Investors are increasingly using passive investment vehicles like ETFs, which simply replicate a bond index. ETFs are very liquid investment vehicles as they can be quickly bought and sold on exchanges. How do these funds change the nature of bond markets?

Such ETFs are a part of an overall boom in asset management underpinned by very favourable conditions. In such a situation, investors often tend to take increasing risks. During a boom, market liquidity appears plentiful. This is the reason why many investors go into asset classes, such as parts of the corporate bond market, whose liquidity is particularly sensitive to market conditions. These investors are lured by the expectation of permanent liquidity. However, fair-weather liquidity disappears rapidly when the market runs into difficulties. Technicalities aside, this is how ETFs can exacerbate market dynamics.

One could argue that if there are problems in the corporate bond market, central banks could step in by printing more money to cushion any difficulties. How realistic is that?

Central banks would naturally respond if problems in this market threatened economic activity. However, the question is whether that would be enough. History suggests that it might not be. This is part of a broader issue: the nature of the business cycle has changed since the early 1980s. Until then, recessions were caused by central banks reacting to a sharp increase in inflation by tightening monetary policy. Since then, the origin of recessions has been in the financial sector, as unsustainable financial expansions have largely self-corrected with little change in inflation. That´s why we should pay particular attention to the financial sector.

What would happen if inflation increased more than it has done so far?

That´s an important question. Should inflation increase significantly more than expected, it would make things worse. Central banks would have to tighten monetary policy at the same time as the financial sector weakened. In such a case, central banks would have less room for manoeuvre, as they would have little choice.

The most important question is what are the consequences of a world full of debt. Some people think it will end with a huge crash.

A crash would not solve the problem. A crash would only lead to more debt, at least relative to GDP. But it need not happen. And, as noted, there are signs that debt levels have been stabilising.

But is there some way out of debt?

Of course. There are three possible ways, but only one and a half of them works. The first way out is higher inflation combined with interest rates that stay low - a form of financial repression. This combination would erode the value of outstanding debt, making it easier for borrowers to repay it. However, as history tells us, high inflation leads to lower growth.

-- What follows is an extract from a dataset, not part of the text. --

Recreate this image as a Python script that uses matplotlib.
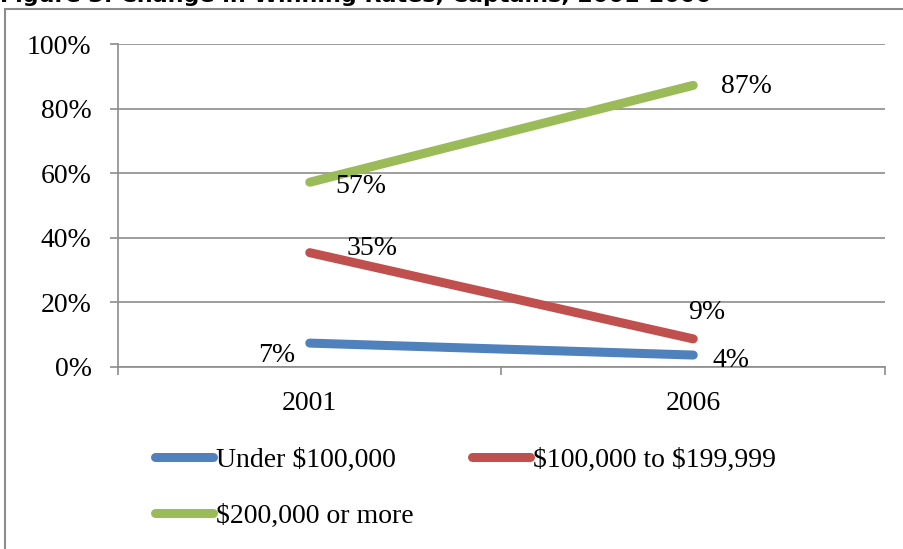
import matplotlib
matplotlib.use('Agg')
import matplotlib.pyplot as plt
import matplotlib.patches as patches

# data (percent)
years = ['2001', '2006']
under_100k = [7.4, 3.7]
mid_100k_200k = [35.4, 8.7]
over_200k = [57.2, 87.2]
series_names = ['Under \\$100,000', '\\$100,000 to \\$199,999', '\\$200,000 or more']
colors = ['#4F81BD', '#C0504D', '#9BBB59']
title = 'Figure 3: Change in Winning Rates, Captains, 2001-2006'

plt.rcParams['font.family'] = ['Liberation Serif', 'DejaVu Serif']
plt.rcParams['font.size'] = 20

fig = plt.figure(figsize=(9.04, 5.49), dpi=100)
fig.patch.set_facecolor('white')

# outer chart border (right and bottom edges run off the picture)
border = patches.Rectangle((5 / 904, -0.2), 1.2, 0.2 + (1 - 9 / 549),
                           transform=fig.transFigure, fill=False,
                           edgecolor='#8c8c8c', linewidth=1.5, clip_on=False)
fig.patches.append(border)

# title, mostly cut off at the top like the reference
fig.text(0.0, 1 - 1.5 / 549, title, family='DejaVu Sans', weight='bold',
         fontsize=16, ha='left', va='baseline')

ax = fig.add_axes([118 / 904, 1 - 367 / 549, (885 - 118) / 904, (367 - 44) / 549])

x = [0.5, 1.5]
all_series = [under_100k, mid_100k_200k, over_200k]
lines = []
for vals, name, c in zip(all_series, series_names, colors):
    ln, = ax.plot(x, vals, color=c, linewidth=6.5, solid_capstyle='round', label=name, zorder=3)
    lines.append(ln)

# data labels: offsets in points from each point
offsets = [[(-24, -9), (27, -4)],
           [(45, 3), (10, 19)],
           [(37, -3), (38, -1)]]
for vals, offs in zip(all_series, offsets):
    for xi, v, off in zip(x, vals, offs):
        ax.annotate(f'{v:.0f}%', (xi, v), xytext=off, textcoords='offset points',
                    ha='center', va='center', zorder=4)

ax.set_xlim(0, 2)
ax.set_ylim(0, 100)
ax.set_yticks([0, 20, 40, 60, 80, 100])
ax.set_yticklabels([f'{t}%' for t in range(0, 101, 20)])
ax.yaxis.grid(True, color='#8c8c8c', linewidth=1.2)
ax.set_axisbelow(True)

ax.set_xticks([0, 1, 2])
ax.set_xticklabels([])
ax.set_xticks(x, minor=True)
ax.set_xticklabels(years, minor=True)
ax.tick_params(axis='x', which='major', length=6, width=1.2, color='#8c8c8c', direction='out')
ax.tick_params(axis='x', which='minor', length=0, pad=17)
ax.tick_params(axis='y', length=6, width=1.2, color='#8c8c8c', direction='out', pad=13)

for side in ['top', 'right']:
    ax.spines[side].set_visible(False)
for side in ['left', 'bottom']:
    ax.spines[side].set_color('#8c8c8c')
    ax.spines[side].set_linewidth(1.2)

# legend filled row by row: reorder for matplotlib's column-major fill
order = [0, 2, 1]
leg = fig.legend([lines[i] for i in order], [series_names[i] for i in order],
                 loc='upper left', bbox_to_anchor=(155 / 904, 1 - 447 / 549), ncol=2,
                 frameon=False, handlelength=2.1, handletextpad=0.1,
                 columnspacing=2.1, labelspacing=1.1, borderaxespad=0, borderpad=0)
for line in leg.get_lines():
    line.set_linewidth(6.5)
    line.set_solid_capstyle('round')

fig.savefig('out.png', dpi=100)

We've been there, we've seen that and we don't want to go back. A second way is to restructure debt. This would be painful, as investors would incur serious unexpected losses. Targeted restructuring can be a part of the answer, but only to a limited extent. The best way to get out of debt is stronger and more sustainable growth. Higher income would lead to a lower ratio of debt to GDP.

How can we spur such growth?

This is not easy and it works only if governments implement structural reforms. A typical example is promoting greater flexibility in the labour market, or more competition in the economy in general. Unfortunately, as the recovery from the crisis has taken hold, structural reforms have waned.